Griffin Lake brings home state championship


Photo courtesy of East Penn School District.

Victoria Bruckler, Columnist

For the first time in East Penn sports history, Emmaus High School has its first ever state champion in rifle.

This March, Emmaus sophomore Griffin Lake brought home the individual gold medal at states, making him the first Hornet to do so in the co-ed program, according to Athletic Director Rebecca George. Overall, Emmaus’ team came in fourth at the state championship. 

Unlike other high school sports where teen athletes can feed off the thrill of crowds and cheers, rifle teams are different. There isn’t any tackling, scoring runs, and adrenaline-filled rushes. The sport requires a tranquil atmosphere for the shooters so they can focus on hitting their targets.

For rifle competition, the best way to earn points is to shoot for the middle target instead of hitting different rings. The middle of the targets are worth 10 points, and the targets are each worth 100 points. Depending on matches, the amount of targets to hit varies; high school is usually one target, and at high school state competitions, they usually have four targets. 

But to the shooter, the state championship apparently wasn’t a huge deal.

 “I don’t care; this is not really that big of a match compared to the ones that I do,” said Lake, who has been shooting for four and a half years.

Instead, he focuses more on the matches he participates in with his gun club outside of school. There are more opportunities for him to compete outside of high school competitions.

“I go to national matches, and [I’ve gone to] the Junior Olympics a couple of times,” Lake said.

He describes the high school team as more of a side commitment, because the high school squad isn’t set up to lead him to go to college for a rifle scholarship.

“My main team is set [up] to go to college,” Lake said. “We’ve had, the past 3 or 4 years, someone [go] to college to shoot,” Lake said.

At his club team, Ontelaunee Rod and Gun Club, athletes use a .22-caliber rifle to shoot at targets in three different positions: prone, kneeling, and standing. In high school competition, athletes use one position, standing. 

While rifle is not a common sport across the nation, several schools in the area compete, including Southern Lehigh, Freedom, Liberty, Stroudsburg, North Pocono, East Stroudsburg North and South, and Berwick. More than a dozen colleges offer competitive rifle teams as a scholarship sport, while even more provide rifle clubs. 

While gun ownership in the United States has long been a political issue, organizations like the Civilian Marksmanship Program emphasize that with 100,000 U.S. teens competing, the marksmanship activities have “an outstanding safety record.”

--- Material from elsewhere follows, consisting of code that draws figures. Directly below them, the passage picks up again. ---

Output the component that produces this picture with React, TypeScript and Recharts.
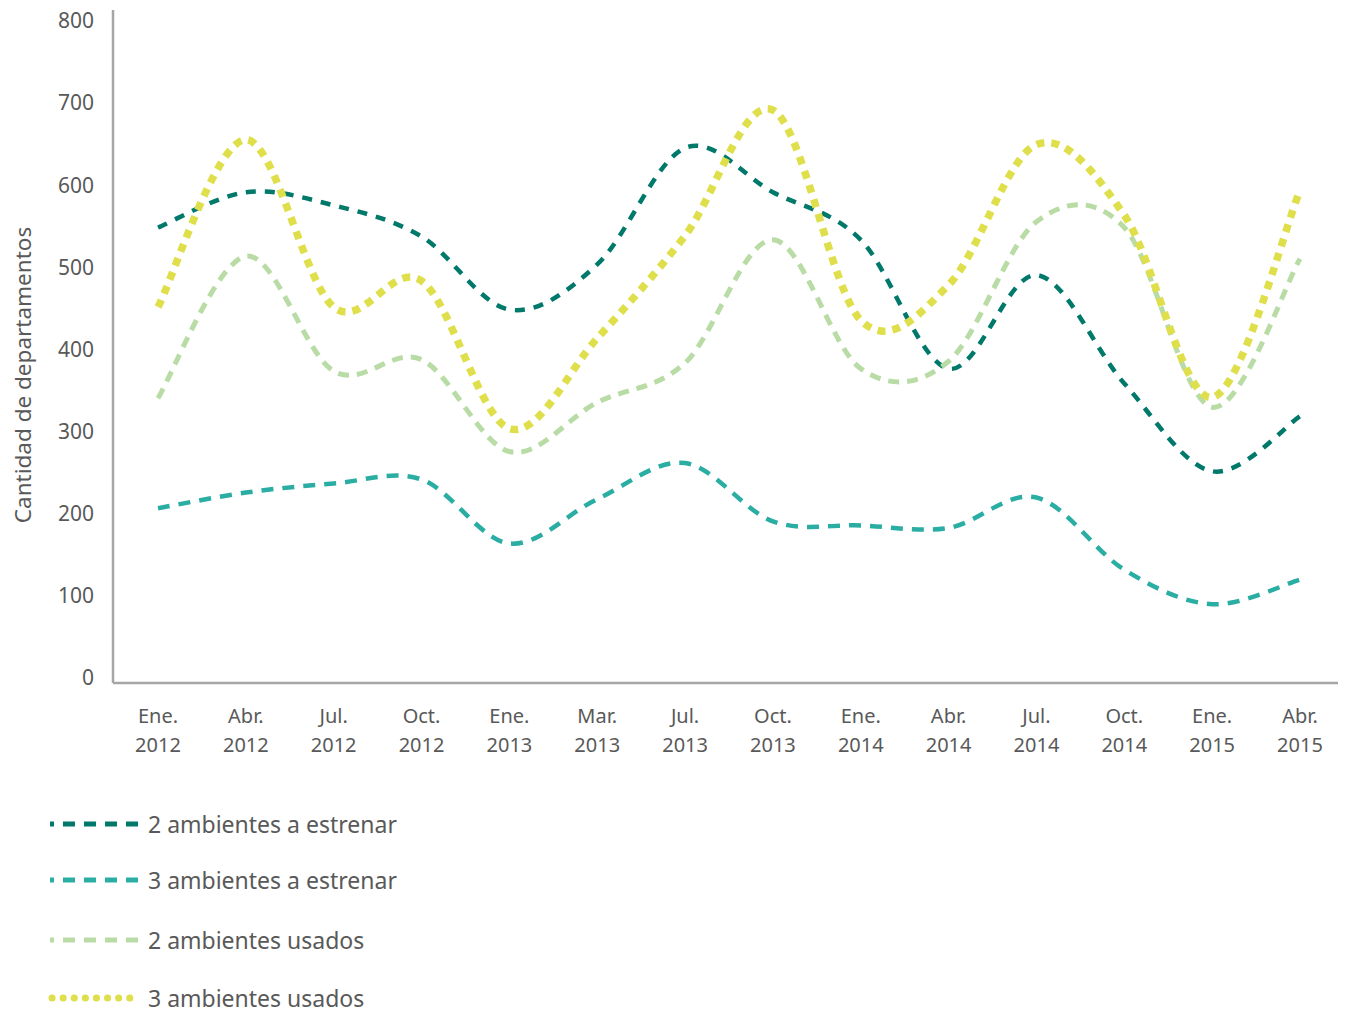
import React from "react";
import { LineChart, Line, XAxis, YAxis } from "recharts";

const categories = [
  "Ene. 2012", "Abr. 2012", "Jul. 2012", "Oct. 2012", "Ene. 2013", "Mar. 2013", "Jul. 2013",
  "Oct. 2013", "Ene. 2014", "Abr. 2014", "Jul. 2014", "Oct. 2014", "Ene. 2015", "Abr. 2015",
];

const dosEstrenar = [555, 598, 582, 544, 455, 510, 652, 598, 540, 383, 497, 365, 258, 325];
const tresEstrenar = [213, 232, 243, 248, 170, 224, 268, 197, 192, 189, 226, 138, 96, 126];
const dosUsados = [347, 520, 380, 394, 282, 342, 390, 540, 383, 392, 562, 555, 336, 517];
const tresUsados = [458, 662, 458, 490, 310, 420, 545, 698, 442, 485, 656, 570, 348, 600];

const yTicks = [0, 100, 200, 300, 400, 500, 600, 700, 800];

const data = categories.map((c, i) => ({
  cat: c,
  dosEstrenar: dosEstrenar[i],
  tresEstrenar: tresEstrenar[i],
  dosUsados: dosUsados[i],
  tresUsados: tresUsados[i],
}));

const series = [
  { key: "dosEstrenar", name: "2 ambientes a estrenar", color: "#00796B", width: 4.5, dash: "10 9" },
  { key: "tresEstrenar", name: "3 ambientes a estrenar", color: "#2AADA2", width: 4.5, dash: "12 9" },
  { key: "dosUsados", name: "2 ambientes usados", color: "#B9DCA6", width: 5, dash: "11 8" },
  { key: "tresUsados", name: "3 ambientes usados", color: "#DEDF4B", width: 7.5, dash: "8 7" },
];

const FONT = "'Noto Sans', sans-serif";
const GREY = "#595959";

// suavizado tipo Excel (Catmull-Rom)
const smooth: any = (context: any) => {
  let pts: number[][] = [];
  return {
    areaStart() {},
    areaEnd() {},
    lineStart() {
      pts = [];
    },
    point(x: number, y: number) {
      pts.push([+x, +y]);
    },
    lineEnd() {
      if (!pts.length) return;
      context.moveTo(pts[0][0], pts[0][1]);
      for (let i = 0; i < pts.length - 1; i++) {
        const p0 = pts[i - 1] || pts[i];
        const p1 = pts[i];
        const p2 = pts[i + 1];
        const p3 = pts[i + 2] || p2;
        context.bezierCurveTo(
          p1[0] + (p2[0] - p0[0]) / 6,
          p1[1] + (p2[1] - p0[1]) / 6,
          p2[0] - (p3[0] - p1[0]) / 6,
          p2[1] - (p3[1] - p1[1]) / 6,
          p2[0],
          p2[1]
        );
      }
    },
  };
};

const XTick = (props: any) => {
  const { x, y, payload } = props;
  const [m, yr] = String(payload.value).split(" ");
  return (
    <text x={x} y={y} textAnchor="middle" fill={GREY} fontSize={20} fontFamily={FONT}>
      <tspan x={x} dy={40}>{m}</tspan>
      <tspan x={x} dy={29}>{yr}</tspan>
    </text>
  );
};

const YTick = (props: any) => {
  const { x, y, payload } = props;
  return (
    <text x={x} y={y} dy={2} textAnchor="end" fill={GREY} fontSize={21} fontFamily={FONT}>
      {payload.value}
    </text>
  );
};

function LegendSample({ s }: { s: (typeof series)[number] }) {
  const dotted = s.key === "tresUsados";
  return (
    <svg width={92} height={12} style={{ display: "block" }}>
      <line
        x1={dotted ? 4 : 2}
        y1={6}
        x2={90}
        y2={6}
        stroke={s.color}
        strokeWidth={dotted ? 7 : 5}
        strokeDasharray={dotted ? "0.1 11" : "12 9"}
        strokeDashoffset={dotted ? 0 : 8}
        strokeLinecap={dotted ? "round" : "butt"}
      />
    </svg>
  );
}

export default function App() {
  return (
    <div style={{ position: "relative", width: 1338, height: 1015, marginTop: -8, fontFamily: FONT }}>
      <LineChart
        width={1338}
        height={768}
        data={data}
        margin={{ top: 10, right: 4, left: 0, bottom: 0 }}
      >
        <XAxis
          dataKey="cat"
          interval={0}
          height={85}
          tickLine={false}
          tickSize={0}
          tickMargin={0}
          tick={<XTick />}
          axisLine={{ stroke: "#A6A6A6", strokeWidth: 2.5 }}
          padding={{ left: 45, right: 42 }}
        />
        <YAxis
          width={105}
          domain={[0, 820]}
          ticks={yTicks}
          tickLine={false}
          tickSize={0}
          tickMargin={19}
          tick={<YTick />}
          axisLine={{ stroke: "#A6A6A6", strokeWidth: 2.5 }}
          label={{
            content: () => (
              <text
                x={23}
                y={375}
                transform="rotate(-90 23 375)"
                textAnchor="middle"
                fill={GREY}
                fontSize={22.5}
                fontFamily={FONT}
              >
                Cantidad de departamentos
              </text>
            ),
          }}
        />
        {series.map((s) => (
          <Line
            key={s.key}
            dataKey={s.key}
            name={s.name}
            type={smooth}
            stroke={s.color}
            strokeWidth={s.width}
            strokeDasharray={s.dash}
            dot={false}
            activeDot={false}
            isAnimationActive={false}
          />
        ))}
      </LineChart>
      <div style={{ position: "absolute", left: 40, top: 811 }}>
        {series.map((s, i) => (
          <div
            key={s.key}
            style={{
              position: "absolute",
              top: [0, 56, 116, 174][i],
              display: "flex",
              alignItems: "center",
              whiteSpace: "nowrap",
            }}
          >
            <LegendSample s={s} />
            <span style={{ marginLeft: 8, fontSize: 23, color: GREY, lineHeight: "26px" }}>{s.name}</span>
          </div>
        ))}
      </div>
    </div>
  );
}
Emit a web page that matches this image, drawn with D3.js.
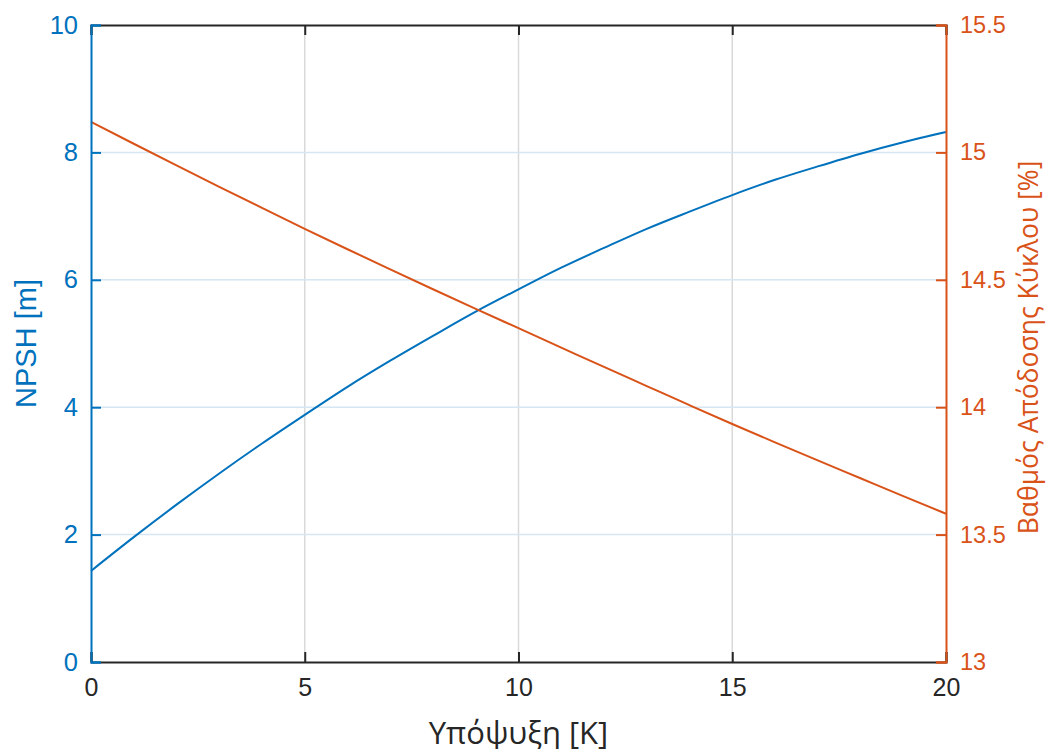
<!DOCTYPE html>
<html>
<head>
<meta charset="utf-8">
<script src="https://cdn.jsdelivr.net/npm/d3@7"></script>
<style>
  body { margin: 0; background: #fff; }
  text { font-family: "Liberation Sans", Arial, sans-serif; }
</style>
</head>
<body>
<div id="chart-area"></div>
<script>
// subcooling [K]
var subcool = [0, 1, 2, 3, 4, 5, 6, 7, 8, 9, 10, 11, 12, 13, 14, 15, 16, 17, 18, 19, 20];
// NPSH [m] (left axis)
var npsh = [1.43, 1.96, 2.47, 2.96, 3.43, 3.88, 4.32, 4.73, 5.12, 5.50, 5.85,
            6.19, 6.50, 6.80, 7.07, 7.33, 7.57, 7.78, 7.98, 8.16, 8.32];
// cycle efficiency [%] (right axis)
var eff = [15.120, 15.034, 14.949, 14.865, 14.782, 14.700, 14.620, 14.541, 14.463, 14.386, 14.310,
           14.234, 14.158, 14.083, 14.008, 13.934, 13.862, 13.791, 13.721, 13.651, 13.582];

var xTicks = [0, 5, 10, 15, 20];
var yLeftTicks = [0, 2, 4, 6, 8, 10];
var yRightTicks = [13, 13.5, 14, 14.5, 15, 15.5];

var blue = "#0072BD", orange = "#D95319", dark = "#262626";

var W = 1046, H = 749;
var margin = {left: 91, right: 100, top: 25, bottom: 87};
var iw = W - margin.left - margin.right,
    ih = H - margin.top - margin.bottom;

var svg = d3.select("#chart-area")
    .append("svg")
        .attr("width", W)
        .attr("height", H);

var g = svg.append("g")
    .attr("transform", "translate(" + margin.left + "," + margin.top + ")");

var x = d3.scaleLinear().domain([0, 20]).range([0, iw]);
var yL = d3.scaleLinear().domain([0, 10]).range([ih, 0]);
var yR = d3.scaleLinear().domain([13, 15.5]).range([ih, 0]);

// grid lines
g.selectAll(".vgrid")
    .data(xTicks.slice(1, -1))
    .enter().append("line")
        .attr("x1", d => x(d)).attr("x2", d => x(d))
        .attr("y1", 0).attr("y2", ih)
        .attr("stroke", "#d9d9d9")
        .attr("stroke-width", 1.5);

g.selectAll(".hgrid")
    .data(yLeftTicks.slice(1, -1))
    .enter().append("line")
        .attr("x1", 0).attr("x2", iw)
        .attr("y1", d => yL(d)).attr("y2", d => yL(d))
        .attr("stroke", "#d6e6f3")
        .attr("stroke-width", 1.5);

// data lines
var lineL = d3.line().x((d, i) => x(subcool[i])).y(d => yL(d)).curve(d3.curveMonotoneX);
var lineR = d3.line().x((d, i) => x(subcool[i])).y(d => yR(d)).curve(d3.curveMonotoneX);

g.append("path")
    .datum(npsh)
    .attr("d", lineL)
    .attr("fill", "none")
    .attr("stroke", blue)
    .attr("stroke-width", 2);

g.append("path")
    .datum(eff)
    .attr("d", lineR)
    .attr("fill", "none")
    .attr("stroke", orange)
    .attr("stroke-width", 2);

// bottom axis
var xAxis = d3.axisBottom(x).tickValues(xTicks).tickSize(-10).tickPadding(16);
var gx = g.append("g")
    .attr("transform", "translate(0," + ih + ")")
    .call(xAxis);
gx.select(".domain").attr("stroke", dark).attr("stroke-width", 2);
gx.selectAll(".tick line").attr("stroke", dark).attr("stroke-width", 2);
gx.selectAll(".tick text")
    .attr("fill", dark)
    .style("font-size", "25px");

// top axis (ticks only)
var xTop = d3.axisTop(x).tickValues(xTicks).tickSize(-10).tickFormat("");
var gt = g.append("g").call(xTop);
gt.select(".domain").attr("stroke", dark).attr("stroke-width", 2);
gt.selectAll(".tick line").attr("stroke", dark).attr("stroke-width", 2);

// left axis
var yAxisL = d3.axisLeft(yL).tickValues(yLeftTicks).tickSize(-10).tickPadding(13);
var gl = g.append("g").call(yAxisL);
gl.select(".domain").attr("stroke", blue).attr("stroke-width", 2);
gl.selectAll(".tick line").attr("stroke", blue).attr("stroke-width", 2);
gl.selectAll(".tick text")
    .attr("fill", blue)
    .style("font-size", "25.5px");

// right axis
var yAxisR = d3.axisRight(yR).tickValues(yRightTicks).tickSize(-10).tickPadding(14)
    .tickFormat(d3.format("~g"));
var gr = g.append("g")
    .attr("transform", "translate(" + iw + ",0)")
    .call(yAxisR);
gr.select(".domain").attr("stroke", orange).attr("stroke-width", 2);
gr.selectAll(".tick line").attr("stroke", orange).attr("stroke-width", 2);
gr.selectAll(".tick text")
    .attr("fill", orange)
    .style("font-size", "23.5px");

// axis labels
svg.append("text")
    .attr("x", margin.left + iw / 2)
    .attr("y", 744)
    .attr("text-anchor", "middle")
    .attr("fill", dark)
    .style("font-family", "'Open Sans', sans-serif")
    .style("font-size", "31px")
    .text("Υπόψυξη [K]");

svg.append("text")
    .attr("transform", "translate(36," + (margin.top + ih / 2) + ") rotate(-90)")
    .attr("text-anchor", "middle")
    .attr("fill", blue)
    .style("font-size", "29px")
    .text("NPSH [m]");

svg.append("text")
    .attr("transform", "translate(1038," + (margin.top + ih / 2 + 4) + ") rotate(-90)")
    .attr("text-anchor", "middle")
    .attr("fill", orange)
    .style("font-family", "'Open Sans', sans-serif")
    .style("font-size", "26.5px")
    .text("Βαθμός Απόδοσης Κύκλου [%]");
</script>
</body>
</html>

“Rifle marksmanship activities are indeed among the safest of all youth sports. Target shooting is a sport of control and discipline where everyone involved, including participants, instructors, coaches and range officers, is expected to know and apply the sport’s safety rules at all times,” according to the CMP.  Some rifle teams — including five in Pennsylvania last year — receive funding from the National Rifle Association to defray costs of equipment.